19 En als het nu laat geworden was, ging Hij uit buiten de stad.
And when evening came, he went out of the city.
20 En des morgens vroeg voorbijgaande, zagen zij, dat de vijgeboom verdord was, van de wortelen af.
In the morning, as they went along, they saw that the fig tree had withered from its roots.
21 En Petrus, zulks indachtig geworden zijnde, zeide tot Hem: Rabbi! zie, de vijgeboom, dien Gij vervloekt hebt, is verdord.
Then Peter remembered what had happened and said to Jesus, “Rabbi, behold, the fig tree that yoʋ cursed has withered!”
22 En Jezus, antwoordende, zeide tot hen: Hebt geloof op God.
In response Jesus said to them, “Have faith in God.
23 Want voorwaar zeg Ik u, dat, zo wie tot dezen berg zal zeggen: Word opgeheven en in de zee geworpen; en niet zal twijfelen in zijn hart, maar zal geloven, dat hetgeen hij zegt, geschieden zal, het zal hem geworden, zo wat hij zegt.
For truly I say to you, if anyone says to this mountain, ‘Be taken up and thrown into the sea,’ and does not doubt in his heart, but believes that what he says is going to happen, whatever he says will be granted to him.
24 Daarom zeg Ik u: Alle dingen, die gij biddende begeert, gelooft, dat gij ze ontvangen zult, en zij zullen u geworden.
Therefore I tell you, whatever you ask for in prayer, believe that you are receiving it, and it will be yours.
25 En wanneer gij staat om te bidden, vergeeft, indien gij iets hebt tegen iemand; opdat ook uw Vader, Die in de hemelen is, ulieden uw misdaden vergeve.
And whenever you stand praying, if you have anything against anyone, forgive him, so that your Father in heaven will also forgive you your trespasses.
26 Maar indien gij niet vergeeft, zo zal uw Vader, Die in de hemelen is, ook uw misdaden niet vergeven.
But if you do not forgive, neither will your Father in heaven forgive your trespasses.”
27 En zij kwamen wederom te Jeruzalem.
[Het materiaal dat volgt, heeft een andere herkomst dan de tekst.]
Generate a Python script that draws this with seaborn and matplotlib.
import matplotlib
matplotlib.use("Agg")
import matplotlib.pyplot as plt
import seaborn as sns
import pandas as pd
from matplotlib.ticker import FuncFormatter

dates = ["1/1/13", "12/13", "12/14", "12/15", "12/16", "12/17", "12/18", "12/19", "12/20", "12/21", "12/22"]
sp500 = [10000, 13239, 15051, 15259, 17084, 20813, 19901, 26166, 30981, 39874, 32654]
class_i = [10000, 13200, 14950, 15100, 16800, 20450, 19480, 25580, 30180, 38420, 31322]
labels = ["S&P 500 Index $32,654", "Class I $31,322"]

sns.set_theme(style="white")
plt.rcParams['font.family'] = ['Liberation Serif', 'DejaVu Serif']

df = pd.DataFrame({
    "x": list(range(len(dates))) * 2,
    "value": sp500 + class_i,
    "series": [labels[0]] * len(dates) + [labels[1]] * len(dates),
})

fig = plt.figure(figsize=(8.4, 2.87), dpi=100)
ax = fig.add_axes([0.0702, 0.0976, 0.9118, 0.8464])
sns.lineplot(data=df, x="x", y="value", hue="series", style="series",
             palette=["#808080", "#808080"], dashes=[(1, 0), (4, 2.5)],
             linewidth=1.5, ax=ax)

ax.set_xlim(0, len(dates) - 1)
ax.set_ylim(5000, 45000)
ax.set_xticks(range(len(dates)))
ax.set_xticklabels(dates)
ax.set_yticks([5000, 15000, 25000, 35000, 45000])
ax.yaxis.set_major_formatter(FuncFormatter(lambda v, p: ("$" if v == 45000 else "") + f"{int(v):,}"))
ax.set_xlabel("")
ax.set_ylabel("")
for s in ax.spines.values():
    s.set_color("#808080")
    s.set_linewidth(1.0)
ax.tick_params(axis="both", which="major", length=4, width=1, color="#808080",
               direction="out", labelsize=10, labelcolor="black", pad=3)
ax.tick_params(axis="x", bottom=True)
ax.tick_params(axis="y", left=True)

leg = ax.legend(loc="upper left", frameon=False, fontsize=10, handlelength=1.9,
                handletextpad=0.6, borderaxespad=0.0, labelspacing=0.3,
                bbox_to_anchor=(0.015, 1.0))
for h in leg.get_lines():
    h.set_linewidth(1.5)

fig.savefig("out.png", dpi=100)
En als Hij in den tempel wandelde, kwamen tot Hem de overpriesters, en de Schriftgeleerden, en de ouderlingen.
Again they came to Jerusalem, and as Jesus was walking in the temple courts, the chief priests, the scribes, and the elders came up to him
28 En zeiden tot Hem: Door wat macht doet Gij deze dingen? En wie heeft U deze macht gegeven, dat Gij deze dingen doen zoudt?
and said to him, “By what authority are yoʋ doing these things? And who gave yoʋ this authority to do them?”
29 Maar Jezus, antwoordende, zeide tot hen: Ik zal u ook een woord vragen; antwoordt Mij ook, en zo zal Ik u zeggen, door wat macht Ik deze dingen doe:
Jesus answered them, “I will also ask you one question; answer me, and I will tell you by what authority I am doing these things:
30 De doop van Johannes, was die uit den hemel, of uit de mensen? Antwoordt Mij.
Did John's authority to baptize come from heaven or from men? Answer me.”
31 En zij overlegden onder zich, zeggende: Indien wij zeggen: Uit den hemel, zo zal Hij zeggen: Waarom hebt gij hem dan niet geloofd?
So they considered it among themselves, saying, “If we say, ‘From heaven,’ he will say, ‘Why then did you not believe him?’
32 Maar indien wij zeggen: Uit de mensen; zo vrezen wij het volk; want zij hielden allen van Johannes, dat hij waarlijk een profeet was.
But shall we say, ‘From men’?”—they were afraid of the people, for everyone thought that John was truly a prophet.
33 En, antwoordende, zeiden zij tot Jezus: Wij weten het niet. En Jezus, antwoordende, zeide tot hen: Zo zeg Ik u ook niet, door wat macht Ik deze dingen doe.
So they answered Jesus, “We do not know.” In response Jesus said to them, “Neither will I tell you by what authority I am doing these things.”